Business debt consolidation vs other options
A consolidation loan isn’t the only way to get your business debt under control. Depending on how much you owe, what type of borrowing it is, and your business’s financial position, one of these alternatives might be a better fit.
| Option | How it works | Typical cost | Risk level | Best suited for |
| Asset refinancing | Release cash tied up in equipment, vehicles, or machinery your business already owns, and use it to pay down other debts. | Interest rates vary by asset type and condition. Typically lower than unsecured borrowing. | Medium. The asset is used as security. If you default, the lender can repossess it. | Businesses that own high-value assets outright and want to consolidate debt without taking on unsecured borrowing at higher rates. |
| Invoice finance | Borrow against unpaid invoices to free up cash flow, then use that cash to reduce or clear other debts. | Fees typically include a service charge (1% to 3% of turnover) plus a discount charge on funds drawn. | Low to medium. Your invoices are the security, not your property or equipment. | Businesses with strong receivables but cash flow pressure from slow-paying customers alongside existing debt. |
| Refinancing existing loans | Replace one or more existing business loans with a new one on better terms. The original loans are settled and you repay the new one instead. | Depends on the rate you’re offered. Arrangement fees of 1% to 3% are common. | Low to medium. You’re swapping like for like, but early exit fees on existing loans can add up. | Businesses with improved credit or trading history who can now access better rates than when they first borrowed. |
| Company voluntary arrangement (CVA) | A formal, legally binding agreement to repay a portion of your business debt over three to five years. The rest is written off. | Fees are built into the arrangement. You’ll typically repay a percentage of what you owe. | High. It’s recorded publicly, can affect supplier relationships, and comes with strict conditions on spending and borrowing. | Businesses with debts they can’t realistically repay in full who want to avoid liquidation. |
If your business has strong assets or a healthy invoice book, refinancing or invoice finance can free up cash to clear expensive borrowing without taking on a new consolidated loan at all. These options work best when the problem is cash flow timing rather than total debt level.

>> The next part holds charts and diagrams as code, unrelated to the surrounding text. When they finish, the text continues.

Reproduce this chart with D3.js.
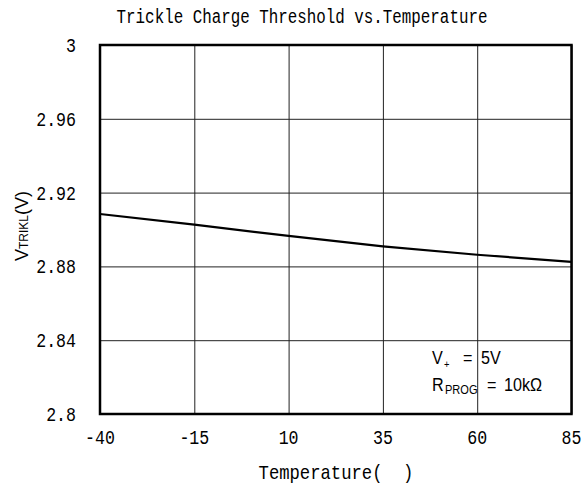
<!DOCTYPE html>
<html><head><meta charset="utf-8">
<script src="https://cdn.jsdelivr.net/npm/d3@7"></script>
<style>body{margin:0;background:#fff}svg{display:block}</style>
</head><body>
<svg id="c" width="584" height="491"></svg>
<script>
const temps = [-40, -15, 10, 35, 60, 85];
const vtrikl = [2.9084, 2.9026, 2.8965, 2.8909, 2.8863, 2.8825];
const xTicks = [-40, -15, 10, 35, 60, 85];
const yTicks = [2.8, 2.84, 2.88, 2.92, 2.96, 3.0];
const yTickLabels = ["2.8", "2.84", "2.88", "2.92", "2.96", "3"];

const svg = d3.select("#c");
const L = 100, R = 571.5, T = 45, B = 414;
const x = d3.scaleLinear().domain([-40, 85]).range([L, R]);
const y = d3.scaleLinear().domain([2.8, 3.0]).range([B, T]);
const mono = "'Liberation Mono', 'DejaVu Sans Mono', monospace";
const sans = "'Liberation Sans', Arial, sans-serif";

// helper: horizontally condensed text
function ctext(parent, px, py, str, opts) {
  const o = Object.assign({size: 21, family: mono, sx: 0.79, anchor: "start"}, opts || {});
  const g = parent.append("g").attr("transform", `translate(${px},${py}) scale(${o.sx},1)`);
  return g.append("text").attr("x", 0).attr("y", 0).attr("text-anchor", o.anchor)
    .attr("font-family", o.family).attr("font-size", o.size).attr("fill", "#000")
    .attr("xml:space", "preserve").style("white-space", "pre").text(str);
}

// grid
const gx = svg.append("g").attr("transform", `translate(0,${B})`)
  .call(d3.axisBottom(x).tickValues(xTicks).tickSize(-(B - T)).tickFormat(""));
gx.select(".domain").remove();
gx.selectAll("line").attr("stroke", "#222").attr("stroke-width", 1);
const gy = svg.append("g").attr("transform", `translate(${L},0)`)
  .call(d3.axisLeft(y).tickValues(yTicks).tickSize(-(R - L)).tickFormat(""));
gy.select(".domain").remove();
gy.selectAll("line").attr("stroke", "#222").attr("stroke-width", 1);

// tick labels
const xl = svg.append("g");
xTicks.forEach(d => ctext(xl, x(d), 444, String(d), {anchor: "middle"}));
const yl = svg.append("g");
yTicks.forEach((d, i) => ctext(yl, 76, y(d) + 7, yTickLabels[i], {anchor: "end"}));

// data line
svg.append("path").datum(temps.map((t, i) => [t, vtrikl[i]]))
  .attr("d", d3.line().x(d => x(d[0])).y(d => y(d[1])))
  .attr("fill", "none").attr("stroke", "#000").attr("stroke-width", 2.2);

// frame
svg.append("rect").attr("x", L).attr("y", T).attr("width", R - L).attr("height", B - T)
  .attr("fill", "none").attr("stroke", "#000").attr("stroke-width", 2.5);

// title
ctext(svg, 302, 23, "Trickle Charge Threshold vs.Temperature", {anchor: "middle", sx: 0.755});

// x axis title
ctext(svg, 336, 479, "Temperature(  )", {anchor: "middle", sx: 0.82});

// y axis title
const yt = svg.append("text").attr("transform", "translate(28,226) rotate(-90)")
  .attr("text-anchor", "middle").attr("font-family", sans).attr("font-size", 18).attr("fill", "#000");
yt.append("tspan").text("V");
yt.append("tspan").attr("font-size", 12).text("TRIKL");
yt.append("tspan").text("(V)");

// annotation
const an = svg.append("g");
const sa = {family: sans, sx: 0.85, size: 19};
ctext(an, 432, 364, "V", sa);
ctext(an, 444, 368, "+", Object.assign({}, sa, {size: 11}));
ctext(an, 463, 364, "=", sa);
ctext(an, 481, 364, "5V", sa);
ctext(an, 432, 391, "R", sa);
ctext(an, 445, 394, "PROG", Object.assign({}, sa, {size: 13}));
ctext(an, 487, 391, "=", sa);
ctext(an, 504, 391, "10kΩ", sa);
</script>
</body></html>
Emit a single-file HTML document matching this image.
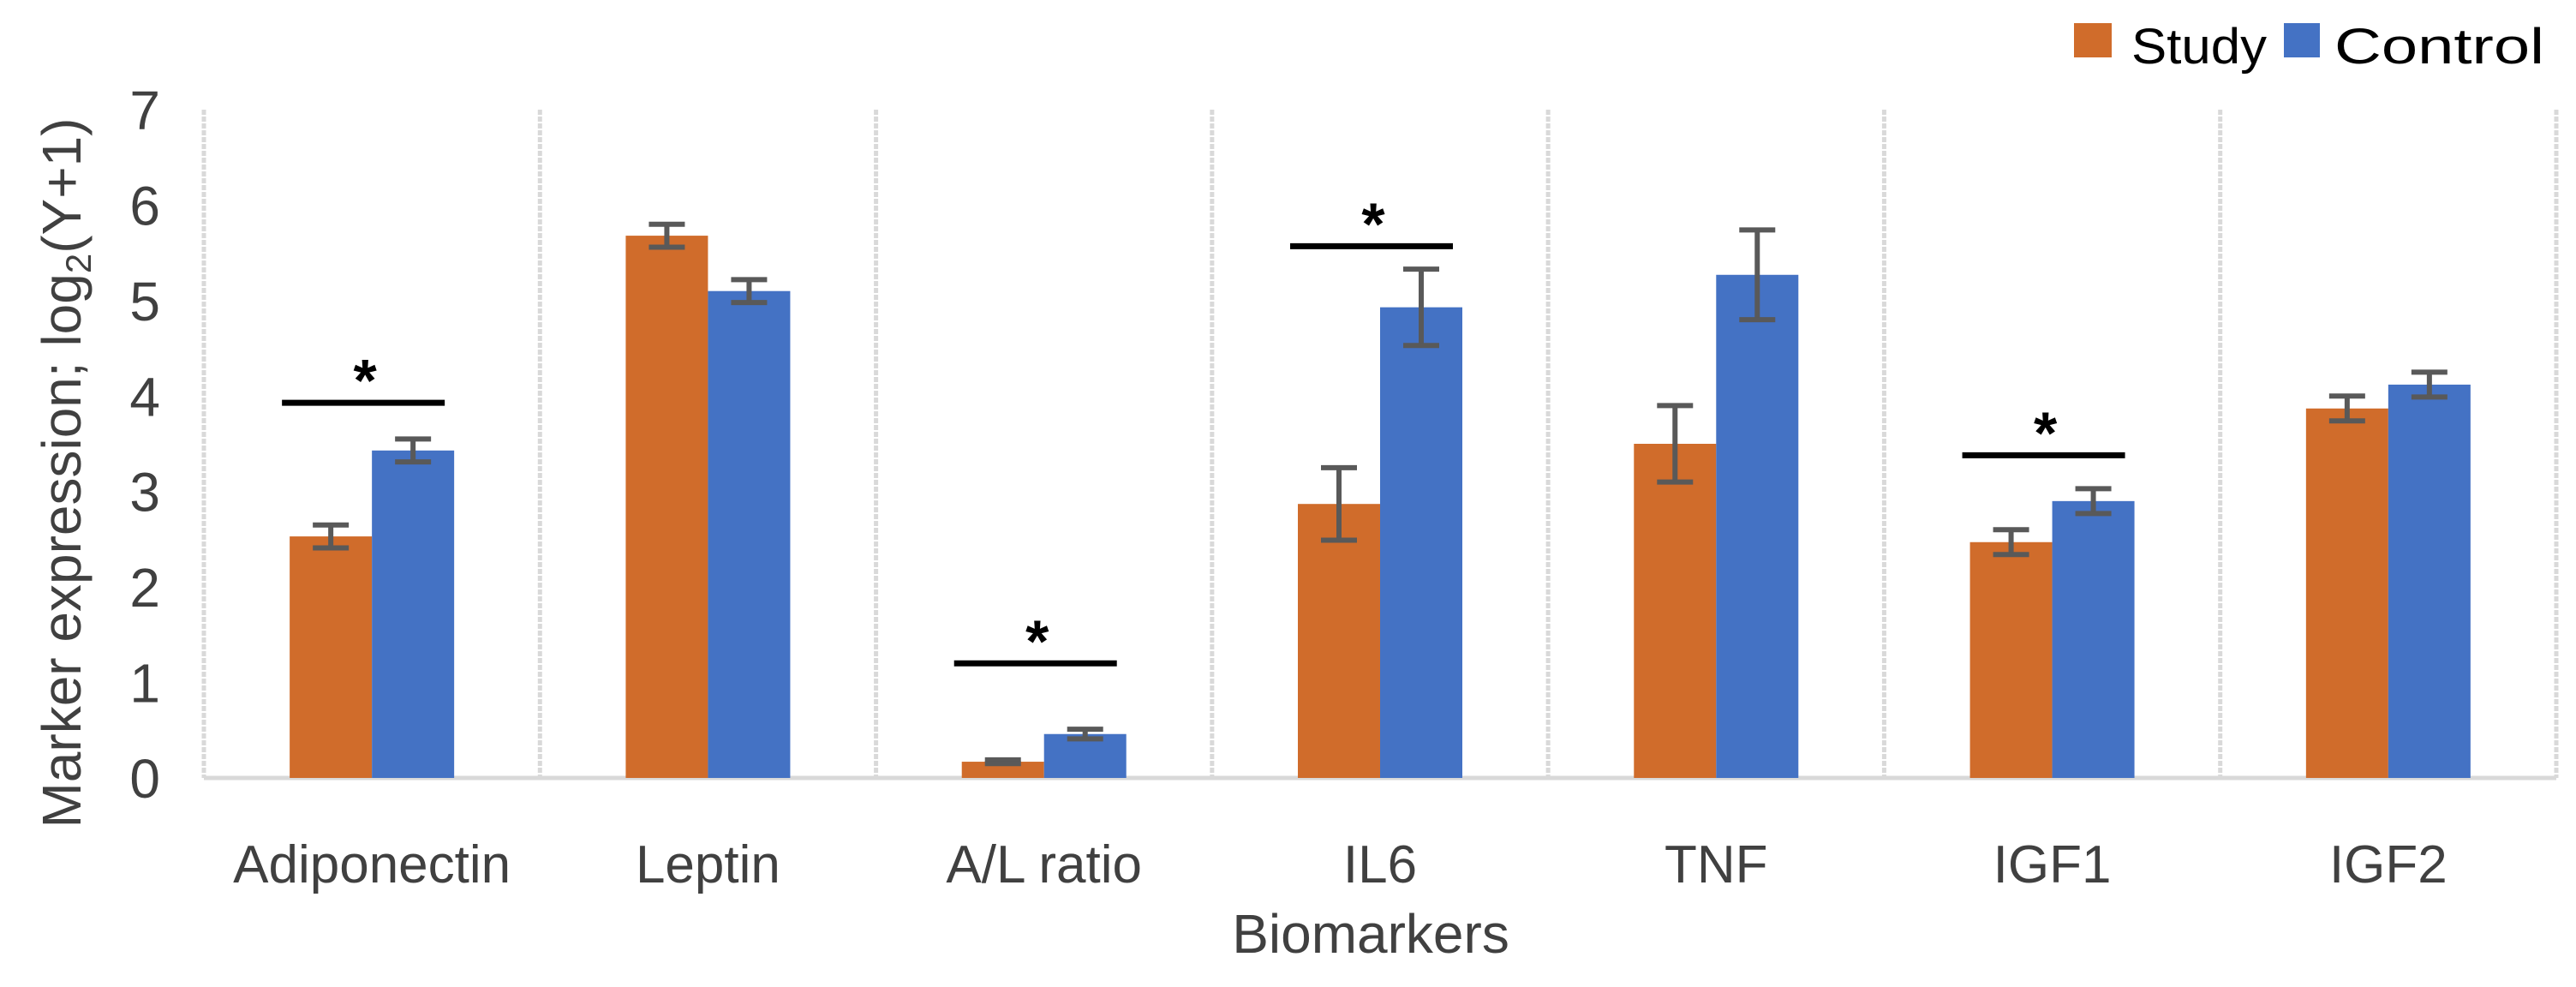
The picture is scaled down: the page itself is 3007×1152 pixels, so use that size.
<!DOCTYPE html>
<html><head><meta charset="utf-8"><style>
html,body{margin:0;padding:0;background:#fff;}
svg{display:block;}
</style></head><body>
<svg id="chart" width="3007" height="1152" viewBox="0 0 3007 1152" xmlns="http://www.w3.org/2000/svg" font-family="'Liberation Sans', Arial, sans-serif"></svg>
<script>
const categories = ["Adiponectin","Leptin","A/L ratio","IL6","TNF","IGF1","IGF2"];
const studyValues = [2.53,5.68,0.17,2.87,3.50,2.47,3.87];
const studyErrors = [0.12,0.12,0.02,0.38,0.40,0.13,0.13];
const controlValues = [3.43,5.10,0.46,4.93,5.27,2.90,4.12];
const controlErrors = [0.12,0.12,0.05,0.40,0.47,0.13,0.13];
const sigCategories = ["Adiponectin","A/L ratio","IL6","IGF1"];
const sigLevels = [3.93,1.20,5.57,3.38];
const yTicks = [0,1,2,3,4,5,6,7];

const svg = document.getElementById('chart');
const NS = 'http://www.w3.org/2000/svg';
const L = 238, R = 2984, T = 128, B = 908, YMAX = 7;
const bandW = (R - L) / categories.length;
const barW = 96;
function y(v){ return B - (v / YMAX) * (B - T); }
function xc(i){ return L + bandW * (i + 0.5); }
function mk(tag, attrs){ const e = document.createElementNS(NS, tag); for (const k in attrs) e.setAttribute(k, attrs[k]); svg.appendChild(e); return e; }

for (let i = 0; i <= categories.length; i++) {
  const d = mk('line', {x1: L + bandW*i, x2: L + bandW*i, y1: T, y2: B, stroke: '#d9d9d9', 'stroke-width': 5, 'stroke-dasharray': '6 2'});
  
  
}
const base = mk('line', {x1: L, x2: R, y1: B, y2: B, stroke: '#d9d9d9', 'stroke-width': 5});



yTicks.forEach(t => {
  const tx = mk('text', {x: 187, y: y(t) + 23, 'text-anchor': 'end', 'font-size': 64, fill: '#404040'});
  tx.textContent = t;
  
  
});

categories.forEach((c, i) => {
  const cx = xc(i);
  const sb = mk('rect', {x: cx - barW, y: y(studyValues[i]), width: barW, height: B - y(studyValues[i]), fill: '#d06c2b'});
  
  
  const cb = mk('rect', {x: cx, y: y(controlValues[i]), width: barW, height: B - y(controlValues[i]), fill: '#4472c4'});
  
  
  [[cx - barW/2, studyValues[i], studyErrors[i]], [cx + barW/2, controlValues[i], controlErrors[i]]].forEach(([ex, v, e]) => {
    const g = document.createElementNS(NS, 'g');
    g.setAttribute('stroke', '#595959'); g.setAttribute('stroke-width', 6);
    
    
    svg.appendChild(g);
    [[ex, ex, y(v+e), y(v-e)], [ex-21, ex+21, y(v+e), y(v+e)], [ex-21, ex+21, y(v-e), y(v-e)]].forEach(p => {
      const l = document.createElementNS(NS, 'line');
      l.setAttribute('x1', p[0]); l.setAttribute('x2', p[1]); l.setAttribute('y1', p[2]); l.setAttribute('y2', p[3]);
      g.appendChild(l);
    });
  });
  const lab = mk('text', {x: cx, y: 1030, 'text-anchor': 'middle', 'font-size': 62, fill: '#404040'});
  lab.textContent = c;
  
  
});

sigCategories.forEach((c, k) => {
  const i = categories.indexOf(c);
  const cx = xc(i) - 10;
  const ly = y(sigLevels[k]);
  const l = mk('line', {x1: cx - 95, x2: cx + 95, y1: ly, y2: ly, stroke: '#000', 'stroke-width': 7});
  
  
  const s = mk('text', {x: cx + 2, y: ly - 2, 'text-anchor': 'middle', 'font-size': 70, 'font-weight': 'bold', fill: '#000'});
  s.textContent = '*';
  
  
});
</script>
<script>
(function(){
const svg = document.getElementById('chart');
const NS = 'http://www.w3.org/2000/svg';
function mk(tag, attrs){ const e = document.createElementNS(NS, tag); for (const k in attrs) e.setAttribute(k, attrs[k]); svg.appendChild(e); return e; }
const xt = mk('text', {x: 1600, y: 1112, 'text-anchor': 'middle', 'font-size': 64, fill: '#404040'});
xt.textContent = 'Biomarkers';


const yt = mk('text', {x: 0, y: 0, 'text-anchor': 'middle', 'font-size': 64, fill: '#404040', transform: 'translate(94,552) rotate(-90)'});
yt.innerHTML = 'Marker expression; log<tspan font-size="42" dy="12">2</tspan><tspan dy="-12">(Y+1)</tspan>';


const s1 = mk('rect', {x: 2421, y: 27, width: 44, height: 40, fill: '#d06c2b'});


const t1 = mk('text', {x: 2488, y: 74, 'font-size': 58, fill: '#000', 'font-family': "'Liberation Sans Narrow','Liberation Sans',sans-serif", textLength: 158, lengthAdjust: 'spacingAndGlyphs'});
t1.textContent = 'Study';


const s2 = mk('rect', {x: 2666, y: 27, width: 42, height: 40, fill: '#4472c4'});


const t2 = mk('text', {x: 2725, y: 74, 'font-size': 58, fill: '#000', 'font-family': "'Liberation Sans Narrow','Liberation Sans',sans-serif", textLength: 245, lengthAdjust: 'spacingAndGlyphs'});
t2.textContent = 'Control';


})();
</script>
</body></html>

If you can get a consolidation loan at a rate lower than what you’re currently paying across your existing debts and you’re comfortable with the repayment term, that’s usually the most straightforward path. One payment, a fixed end date, and a clear picture of what the business owes.
A CVA is a last resort. It keeps the business trading, but the consequences are serious and long-lasting. It’s not something to enter into without advice from an insolvency practitioner.